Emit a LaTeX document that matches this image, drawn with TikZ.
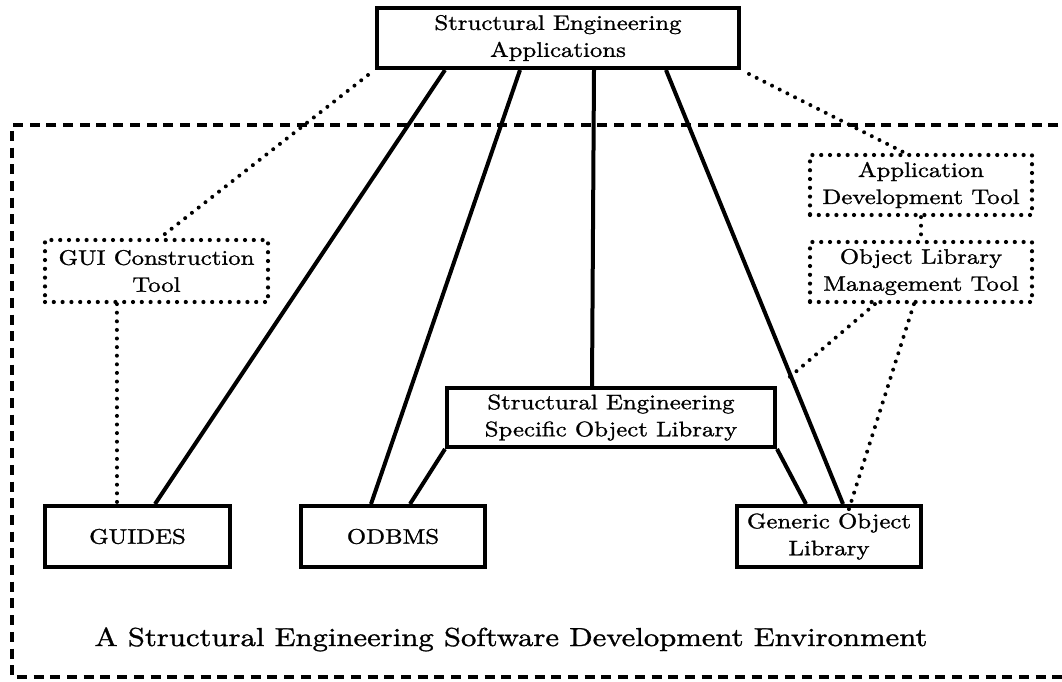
\documentclass[tikz,border=0pt]{standalone}
\usepackage{fontspec}
\setmainfont{lmroman10-regular.otf}[FakeStretch=1.18, FakeBold=1.2]
\usetikzlibrary{calc}
\begin{document}
\begin{tikzpicture}[x=1pt,y=-1pt,
  boxtext/.style={font=\fontsize{21}{27}\selectfont, align=center, inner sep=0pt},
  solidbox/.style={boxtext, draw, rectangle, line width=4pt, line join=miter},
  dotbox/.style={boxtext, draw, rectangle, line width=4.2pt, line cap=round, dash pattern=on 0pt off 8.8pt},
  link/.style={line width=4pt},
  dotlink/.style={line width=4pt, line cap=round, dash pattern=on 0pt off 8.6pt},
  envframe/.style={line width=3.6pt, dash pattern=on 10pt off 6.7pt}]
\useasboundingbox (0,0) rectangle (1062,681);
\clip (0,0) rectangle (1062,681);

% environment frame (open on the right)
\draw[envframe] (1075,125) -- (12,125) -- (12,677) -- (1075,677);

% components
\node[solidbox, minimum width=362pt, minimum height=60pt] (apps) at (558,38)
  {Structural Engineering\\Applications};
\node[dotbox, minimum width=223pt, minimum height=62pt] (gui) at (156.5,271)
  {GUI Construction\\Tool};
\node[dotbox, minimum width=222pt, minimum height=60pt] (adt) at (921,185)
  {Application\\Development Tool};
\node[dotbox, minimum width=222pt, minimum height=60pt] (olmt) at (921,272)
  {Object Library\\Management Tool};
\node[solidbox, minimum width=328pt, minimum height=59pt] (seslib) at (611,417.5)
  {Structural Engineering\\Specific Object Library};
\node[solidbox, minimum width=185pt, minimum height=61pt] (guides) at (137.5,536.5)
  {GUIDES};
\node[solidbox, minimum width=184pt, minimum height=61pt] (odbms) at (393,536.5)
  {ODBMS};
\node[solidbox, minimum width=184pt, minimum height=61pt] (generic) at (829,536.5)
  {Generic Object\\Library};

\node[font=\fontsize{26}{32}\selectfont, anchor=base, inner sep=0pt] (title) at (511,646)
  {A Structural Engineering Software Development Environment};

% solid connections
\draw[link] ([xshift=70pt]apps.south west) -- ([xshift=112pt]guides.north west);
\draw[link] ([xshift=145pt]apps.south west) -- ([xshift=72pt]odbms.north west);
\draw[link] ([xshift=219pt]apps.south west) -- ([xshift=147pt]seslib.north west);
\draw[link] ([xshift=291pt]apps.south west) -- ([xshift=108pt]generic.north west);
\draw[link] (seslib.south west) -- ([xshift=111pt]odbms.north west);
\draw[link] (seslib.south east) -- ([xshift=71pt]generic.north west);

% tool relations
\draw[dotlink] ([xshift=-7pt,yshift=-5pt]apps.south west) -- ([xshift=117pt]gui.north west);
\draw[dotlink] ([xshift=8pt,yshift=-4pt]apps.south east) -- ([xshift=97pt]adt.north west);
\draw[dotlink] (adt.south) -- (olmt.north);
\draw[dotlink] ([xshift=74pt]gui.south west) -- ([xshift=74pt]guides.north west);
\draw[dotlink] ([xshift=67pt]olmt.south west) -- ([xshift=8pt,yshift=5pt]seslib.north east);
\draw[dotlink] ([xshift=106pt]olmt.south west) -- ([xshift=113pt,yshift=-8pt]generic.north west);
\end{tikzpicture}
\end{document}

* [Prompt] Copy each line in full and exactly, omitting any picture.

* [Result of the exercise]
Emit a LaTeX document that matches this image, drawn with TikZ.
\documentclass[tikz,border=0pt]{standalone}
\usepackage{fontspec}
\setmainfont{lmroman10-regular.otf}[FakeStretch=1.18, FakeBold=1.2]
\usetikzlibrary{calc}
\begin{document}
\begin{tikzpicture}[x=1pt,y=-1pt,
  boxtext/.style={font=\fontsize{21}{27}\selectfont, align=center, inner sep=0pt},
  solidbox/.style={boxtext, draw, rectangle, line width=4pt, line join=miter},
  dotbox/.style={boxtext, draw, rectangle, line width=4.2pt, line cap=round, dash pattern=on 0pt off 8.8pt},
  link/.style={line width=4pt},
  dotlink/.style={line width=4pt, line cap=round, dash pattern=on 0pt off 8.6pt},
  envframe/.style={line width=3.6pt, dash pattern=on 10pt off 6.7pt}]
\useasboundingbox (0,0) rectangle (1062,681);
\clip (0,0) rectangle (1062,681);

% environment frame (open on the right)
\draw[envframe] (1075,125) -- (12,125) -- (12,677) -- (1075,677);

% components
\node[solidbox, minimum width=362pt, minimum height=60pt] (apps) at (558,38)
  {Structural Engineering\\Applications};
\node[dotbox, minimum width=223pt, minimum height=62pt] (gui) at (156.5,271)
  {GUI Construction\\Tool};
\node[dotbox, minimum width=222pt, minimum height=60pt] (adt) at (921,185)
  {Application\\Development Tool};
\node[dotbox, minimum width=222pt, minimum height=60pt] (olmt) at (921,272)
  {Object Library\\Management Tool};
\node[solidbox, minimum width=328pt, minimum height=59pt] (seslib) at (611,417.5)
  {Structural Engineering\\Specific Object Library};
\node[solidbox, minimum width=185pt, minimum height=61pt] (guides) at (137.5,536.5)
  {GUIDES};
\node[solidbox, minimum width=184pt, minimum height=61pt] (odbms) at (393,536.5)
  {ODBMS};
\node[solidbox, minimum width=184pt, minimum height=61pt] (generic) at (829,536.5)
  {Generic Object\\Library};

\node[font=\fontsize{26}{32}\selectfont, anchor=base, inner sep=0pt] (title) at (511,646)
  {A Structural Engineering Software Development Environment};

% solid connections
\draw[link] ([xshift=70pt]apps.south west) -- ([xshift=112pt]guides.north west);
\draw[link] ([xshift=145pt]apps.south west) -- ([xshift=72pt]odbms.north west);
\draw[link] ([xshift=219pt]apps.south west) -- ([xshift=147pt]seslib.north west);
\draw[link] ([xshift=291pt]apps.south west) -- ([xshift=108pt]generic.north west);
\draw[link] (seslib.south west) -- ([xshift=111pt]odbms.north west);
\draw[link] (seslib.south east) -- ([xshift=71pt]generic.north west);

% tool relations
\draw[dotlink] ([xshift=-7pt,yshift=-5pt]apps.south west) -- ([xshift=117pt]gui.north west);
\draw[dotlink] ([xshift=8pt,yshift=-4pt]apps.south east) -- ([xshift=97pt]adt.north west);
\draw[dotlink] (adt.south) -- (olmt.north);
\draw[dotlink] ([xshift=74pt]gui.south west) -- ([xshift=74pt]guides.north west);
\draw[dotlink] ([xshift=67pt]olmt.south west) -- ([xshift=8pt,yshift=5pt]seslib.north east);
\draw[dotlink] ([xshift=106pt]olmt.south west) -- ([xshift=113pt,yshift=-8pt]generic.north west);
\end{tikzpicture}
\end{document}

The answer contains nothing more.